Liability is equally unresolved. If a servicing attempt damages the target, who is responsible: the mission operator, the service provider, the spacecraft owner, or the software stack that mediated the maneuver? In a conventional satellite mission, the answers are already complex. In a robotic servicing mission that crosses hardware, software, and operator boundaries, they become more so. Those questions will shape contract structures, insurance terms, and the willingness of commercial operators to participate.
That is why the mission should be read as an operational test as much as a technical one. The robotics may be ready enough to fly before the ecosystem is ready to absorb them. If so, the first demonstrations could be technically impressive while still leaving the market in a cautious holding pattern.
What to watch as the launch approaches
The clearest signs that MRV is moving from mission to market will not be press releases about capability alone. They will be the operational breadcrumbs around the launch.
Partnership announcements matter, especially if they include satellite manufacturers, insurers, operations providers, or fleet operators that are willing to treat servicing as part of normal mission planning. Standardization efforts will matter just as much: any movement toward common grapple points, service interfaces, or procedural norms would suggest the industry is preparing for repeatable use rather than one-off experimentation.
Demonstrations are the most important signal of all. If DARPA and its partners show credible progress on inspection, capture, manipulation, or anomaly response in ways that resemble actual GEO operations, that will strengthen the case that autonomy is becoming product-ready rather than merely laboratory-ready.
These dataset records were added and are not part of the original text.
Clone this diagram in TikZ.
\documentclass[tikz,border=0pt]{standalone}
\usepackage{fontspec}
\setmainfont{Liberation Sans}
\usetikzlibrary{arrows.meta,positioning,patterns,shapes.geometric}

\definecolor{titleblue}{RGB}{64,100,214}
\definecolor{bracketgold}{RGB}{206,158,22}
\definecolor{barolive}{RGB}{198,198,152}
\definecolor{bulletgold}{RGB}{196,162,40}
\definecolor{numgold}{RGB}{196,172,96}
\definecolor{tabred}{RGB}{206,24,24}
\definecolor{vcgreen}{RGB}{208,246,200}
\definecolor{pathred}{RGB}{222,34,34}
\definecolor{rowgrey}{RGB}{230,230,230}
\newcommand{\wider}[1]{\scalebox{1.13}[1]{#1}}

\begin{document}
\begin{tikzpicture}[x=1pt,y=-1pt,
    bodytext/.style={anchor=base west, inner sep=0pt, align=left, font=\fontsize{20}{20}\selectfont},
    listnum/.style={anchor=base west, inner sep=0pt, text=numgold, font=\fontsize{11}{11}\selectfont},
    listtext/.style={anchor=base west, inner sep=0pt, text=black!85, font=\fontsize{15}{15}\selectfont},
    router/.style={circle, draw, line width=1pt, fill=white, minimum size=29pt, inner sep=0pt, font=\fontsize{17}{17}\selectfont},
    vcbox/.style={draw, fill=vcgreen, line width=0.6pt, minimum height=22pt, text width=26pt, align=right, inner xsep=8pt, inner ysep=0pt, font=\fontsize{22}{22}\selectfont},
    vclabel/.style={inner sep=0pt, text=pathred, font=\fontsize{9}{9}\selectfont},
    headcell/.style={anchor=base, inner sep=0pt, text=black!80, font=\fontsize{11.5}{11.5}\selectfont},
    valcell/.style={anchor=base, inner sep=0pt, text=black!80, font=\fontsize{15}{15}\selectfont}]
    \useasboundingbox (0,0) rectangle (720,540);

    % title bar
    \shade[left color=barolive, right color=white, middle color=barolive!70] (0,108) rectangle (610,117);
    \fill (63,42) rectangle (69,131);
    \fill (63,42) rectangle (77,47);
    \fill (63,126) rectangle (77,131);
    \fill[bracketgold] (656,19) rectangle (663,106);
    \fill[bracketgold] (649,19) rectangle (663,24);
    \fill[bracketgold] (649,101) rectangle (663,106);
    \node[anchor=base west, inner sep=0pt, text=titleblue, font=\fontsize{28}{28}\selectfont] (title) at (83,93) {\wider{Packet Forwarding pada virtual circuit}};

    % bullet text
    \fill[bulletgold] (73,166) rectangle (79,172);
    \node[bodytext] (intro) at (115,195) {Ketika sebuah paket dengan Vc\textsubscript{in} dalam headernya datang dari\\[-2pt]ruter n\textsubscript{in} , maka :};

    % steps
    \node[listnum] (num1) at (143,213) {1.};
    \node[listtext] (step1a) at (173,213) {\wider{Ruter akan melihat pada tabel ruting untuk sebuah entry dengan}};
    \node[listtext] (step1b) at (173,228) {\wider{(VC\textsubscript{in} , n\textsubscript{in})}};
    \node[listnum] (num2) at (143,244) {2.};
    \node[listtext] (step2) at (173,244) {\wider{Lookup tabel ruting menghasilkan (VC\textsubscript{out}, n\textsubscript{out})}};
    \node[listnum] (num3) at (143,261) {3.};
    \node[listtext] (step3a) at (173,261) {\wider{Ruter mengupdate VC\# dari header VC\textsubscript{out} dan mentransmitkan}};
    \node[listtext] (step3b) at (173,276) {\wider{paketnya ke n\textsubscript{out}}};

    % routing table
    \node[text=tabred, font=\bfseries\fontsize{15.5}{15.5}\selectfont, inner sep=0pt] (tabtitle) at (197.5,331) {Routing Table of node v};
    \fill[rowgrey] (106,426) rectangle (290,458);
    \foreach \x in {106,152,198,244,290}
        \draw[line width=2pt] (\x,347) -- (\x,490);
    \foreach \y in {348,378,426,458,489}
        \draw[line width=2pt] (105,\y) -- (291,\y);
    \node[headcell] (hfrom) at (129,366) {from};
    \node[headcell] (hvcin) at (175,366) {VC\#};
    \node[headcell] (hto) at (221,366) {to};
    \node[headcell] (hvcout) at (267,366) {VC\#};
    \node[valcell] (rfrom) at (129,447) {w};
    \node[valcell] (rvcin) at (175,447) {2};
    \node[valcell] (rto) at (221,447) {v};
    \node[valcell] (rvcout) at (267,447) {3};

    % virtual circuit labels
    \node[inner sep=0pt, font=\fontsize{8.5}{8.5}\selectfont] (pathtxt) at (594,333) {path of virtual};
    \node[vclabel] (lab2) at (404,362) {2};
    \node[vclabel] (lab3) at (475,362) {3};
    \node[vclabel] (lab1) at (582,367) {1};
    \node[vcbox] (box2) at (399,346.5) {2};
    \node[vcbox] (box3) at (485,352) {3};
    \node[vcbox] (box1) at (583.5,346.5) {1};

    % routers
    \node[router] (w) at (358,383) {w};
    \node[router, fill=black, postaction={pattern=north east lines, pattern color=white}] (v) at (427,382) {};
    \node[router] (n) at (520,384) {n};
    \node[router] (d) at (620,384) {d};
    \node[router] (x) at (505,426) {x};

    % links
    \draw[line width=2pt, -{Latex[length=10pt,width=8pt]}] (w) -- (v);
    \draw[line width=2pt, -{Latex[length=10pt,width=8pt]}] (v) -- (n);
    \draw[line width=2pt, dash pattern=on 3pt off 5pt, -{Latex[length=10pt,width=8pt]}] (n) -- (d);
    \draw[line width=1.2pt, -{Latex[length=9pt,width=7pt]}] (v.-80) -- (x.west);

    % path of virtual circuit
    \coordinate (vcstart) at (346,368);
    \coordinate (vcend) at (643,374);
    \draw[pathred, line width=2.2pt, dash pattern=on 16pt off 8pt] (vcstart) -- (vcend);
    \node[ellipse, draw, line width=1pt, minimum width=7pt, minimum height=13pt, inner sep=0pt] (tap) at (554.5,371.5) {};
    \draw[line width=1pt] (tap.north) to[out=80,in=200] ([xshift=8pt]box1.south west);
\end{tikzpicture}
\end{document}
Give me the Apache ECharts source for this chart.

Conversely, if the mission remains a tightly bounded showcase with little evidence of interface convergence or operator adoption, it will still be a milestone — but a narrower one.
The broader point is that RSGS is arriving at a moment when the space industry is increasingly comfortable talking about software-defined satellites, in-orbit logistics, and fleet resilience. The MRV gives those ideas a physical implementation. Whether 2026 becomes the year GEO servicing turns into a durable capability will depend on whether the autonomy stack, the hardware interfaces, and the governance model all mature together. If they do, the mission could mark the beginning of a new operational category. If they do not, it may remain a sophisticated demonstration of what is possible before the market is ready to use it.